A country so large outside of important agreements not only undermines the effectiveness of the efforts of countries that do work together, but may mean no agreements are reached in the first place. As problems multiply that a divided world cannot jointly tackle, the temptation of unilateral “beggar thy neighbor” policies and resulting conflict becomes greater. Keeping China engaged in an increasingly transnational governance system will require some deference to the reality of Chinese exceptionalism as what the Financial Times‘ Martin Wolf calls a “pre-mature” superpower. On climate change for instance, it may make more sense for China initially to formally commit (as it already has for domestic policy) to reduce its carbon intensity, instead of any direct cap on emissions, before ultimately graduating to the agreed upon global norm. With a willingness to offer flexible carve-in agreements (preferable wherever possible to carve-outs), the essence of global agreements is preserved while still offering a good chance that China may meaningfully participate.

If Beijing is to be successfully engaged, the United States must first overcome its own hang-ups about the new liberal order. The United States has had a complicated history reconciling its conception of sovereignty with its obligations as a global leader. Despite this, there is little doubt that on the world’s biggest issues, the United States will be at the table. As Brookings’ Wolfgang H. Reinicke writes, a distinction can be made between global government, which would require formal abdication of sovereignty, and global public policy. On many issues, coordination by transnational networks of governments may be sufficient without formal vertical transfers of sovereignty, achieving transnational governance without global government.
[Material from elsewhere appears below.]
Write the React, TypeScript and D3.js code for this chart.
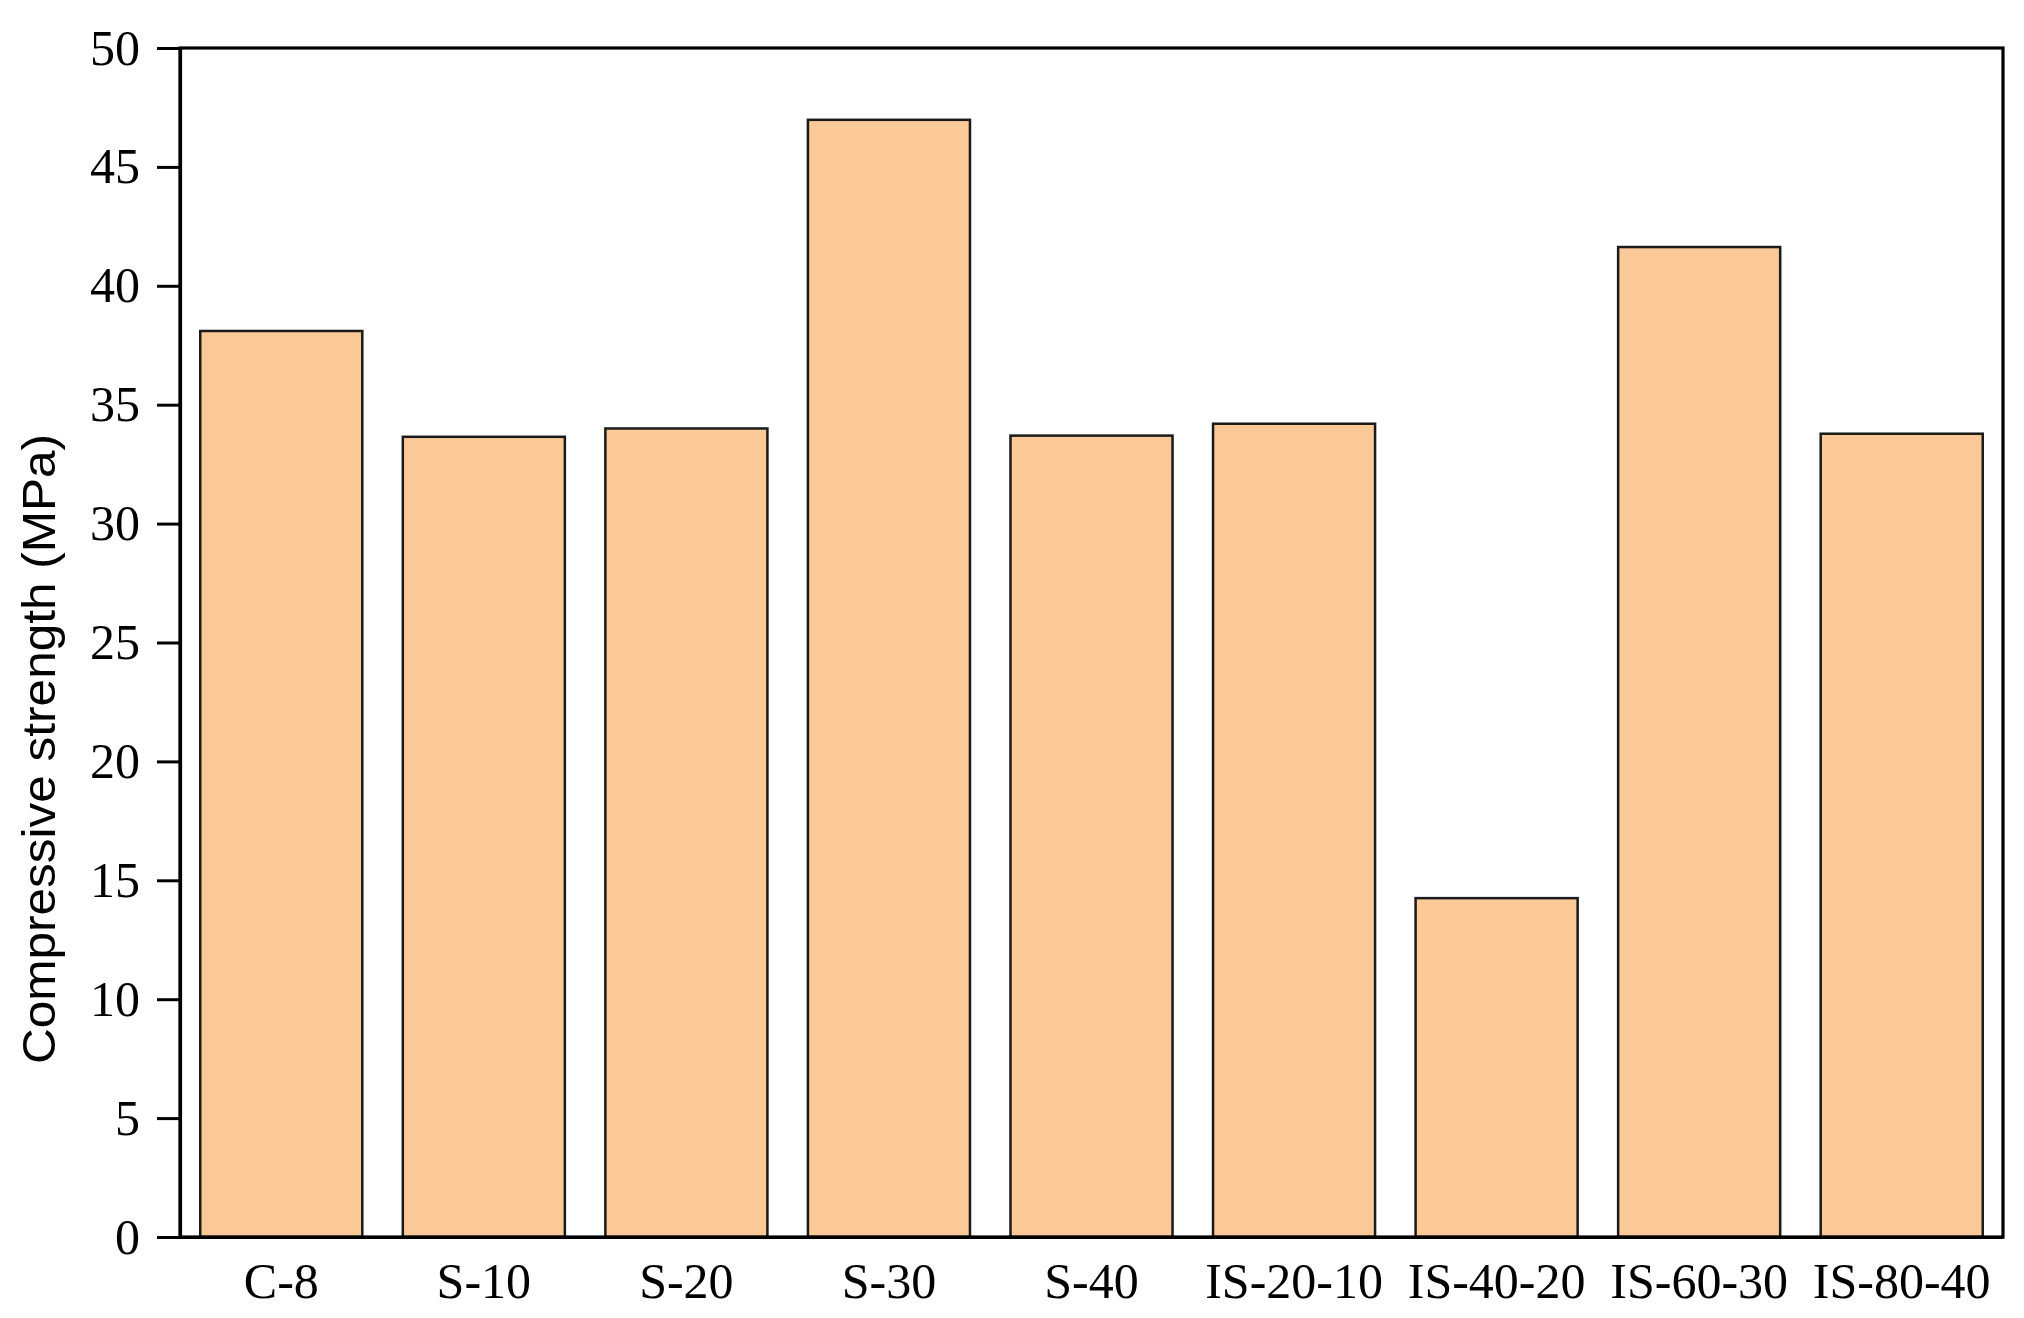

China will not liberalize in the foreseeable future. An amoral foreign policy risks fomenting instability in fragile nations swept into the jet stream of China’s rise and its unwillingness to fully integrate on emerging transnational issues risks stressing the institutions of the liberal democratic order. This reality has left many to call for a strategy of “balancing” China that amounts to containment by another name. But to do so would be the worst possible strategy. China’s conduct does not suggest an attempt to intentionally undermine the traditional liberal order under which it has prospered. It wants to preserve that order even as its own rise makes this aging order increasingly unsustainable.

China’s rise will cause large, indirect stresses that must be thoughtfully managed or endured. A containment policy would push China into a posture that is directly antagonistic with the values of the global order. The West’s only option is engagement, working to overcome the great doubts that the Chinese have that the West seeks to undermine their rise. The West must be unambiguous in its support for the prosperity of the Chinese people. It can do this while staying true to its core principles. Better mutual understanding of each country’s systems, values, and objectives is essential, which will necessitate deepened exchanges in all sectors of society.

As the Allies deliberated on the post-World War II order, it was the United States under President Roosevelt that argued for China’s inclusion as a permanent member of the UN Security Council. While Europe again works to perfect its union in the wake of the Eurozone crisis, the United States must again carry the responsibility of robustly supporting China’s integration into the emergent global order. It will not be easy, but the right policies rarely are.